So the current plan is based on the assumption that we will not get additional new well permits this year. So from that perspective, it is conservative. Now tell me again about the…
Charles Meade: Yes, compare the rates of return.
Fernando Araujo: Question on the rates of return.
Charles Meade: Right, for workovers versus new drills.
Fernando Araujo: The rates of returns for workovers because of the low capital intensity of the project is very, very good. It tends to be north of 100% rate of return. And that’s what we’ve seen throughout the year, in the last couple of years at least. And for our new wells in California also, because of the pricing environment and because of the low cost to drill and complete wells, the rates of returns are also on the order of 100%, and that’s what we have assumed for the year in 2023 as well. So we get very good rates of return for both workovers, sidetracks and new drills in California.

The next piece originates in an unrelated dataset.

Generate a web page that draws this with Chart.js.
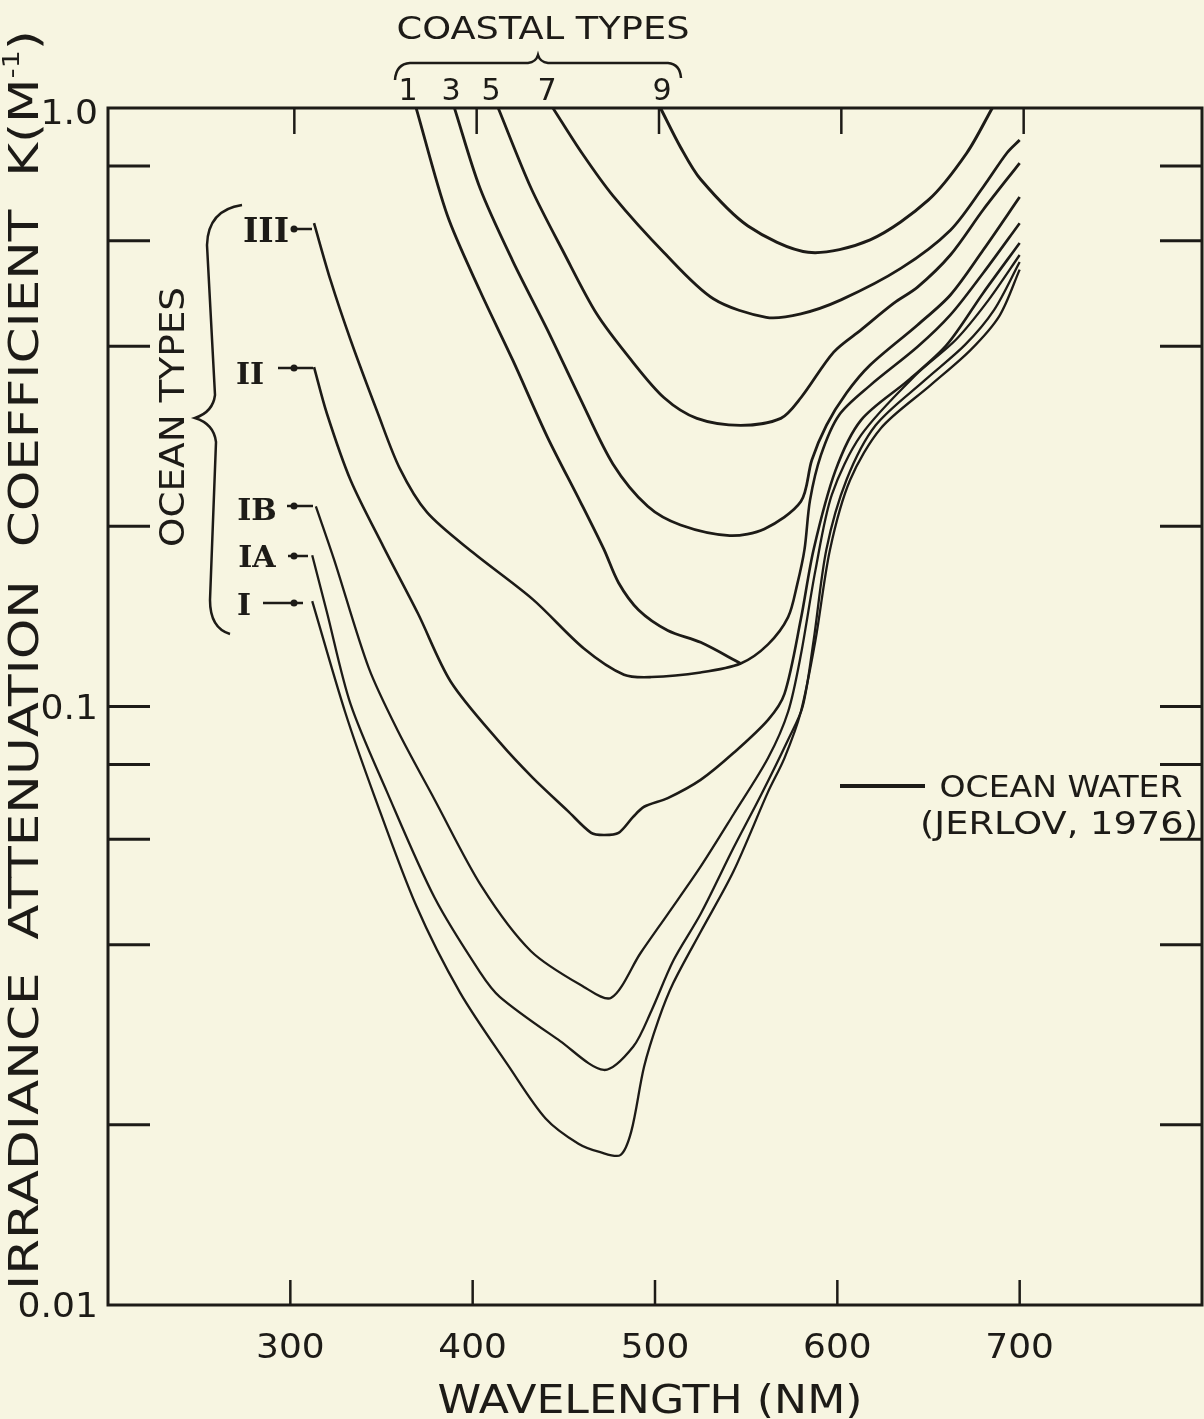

Charles Meade: That’s what I was looking for Fernando. Thank you.
Fernando Araujo: Thank you.
Operator: Please hold for our next question. Our next question comes from Nicholas Pope with Seaport Research. Nicholas, your line is open.
Nicholas Pope: Thanks. Good morning, everyone.
Fernando Araujo: Good morning, Nicholas. How’re you?
Nicholas Pope: Great. I was hoping to get — when you look at the size of the resource opportunity on doing the workovers, doing the sidetracks, how — what’s the — I guess, what’s the running room that you have on that side of things? Is that every well that you’re looking at? I mean what — how do you think about inventory length, I guess, in — with respect to kind of this near-term stuff that the capital program is going to be focused on?
Fernando Araujo: Okay. Let me start with workovers. With workovers, we have an extensive number of wells that are currently shut in. We probably have a pool of over 500 wells right now that we can — that we’re looking at for workover opportunities, which is very, very extensive. At the same time, you have to remember that workover and recompletion opportunities, the whole opportunity set is very dynamic because as wells fail, a new opportunity is created. So it’s — so it changes every day. So in terms of workover potential, we have a good, solid pool of opportunities. In terms of sidetracks, as you know, sidetracks are mechanically a bit more risky, also — from the reservoir perspective, also a little bit more risky than drilling new wells where you want to drill new wells.
But we do have that same pool of shut-in wells for sidetrack opportunities as well. Currently, the team has identified on the order of 70 to 80 additional sidetrack opportunities that we’re working through. But the main thing that you have to remember is that our asset is one of the best assets in the world in terms of oil in place. The oil in place that we have in some of the assets in California are comparable to some of the best assets in the world. So that’s the great advantage that we have. We have a great asset base.
Nicholas Pope: Got it. That is helpful. And then flipping over to the financial side. Looking at 4Q, it looks like you all prepaid on kind of income tax. I was curious about projections for ’23 and maybe even to ’24, as you look at what you all are expecting in terms of income tax rate and how much might be deferred in ’23.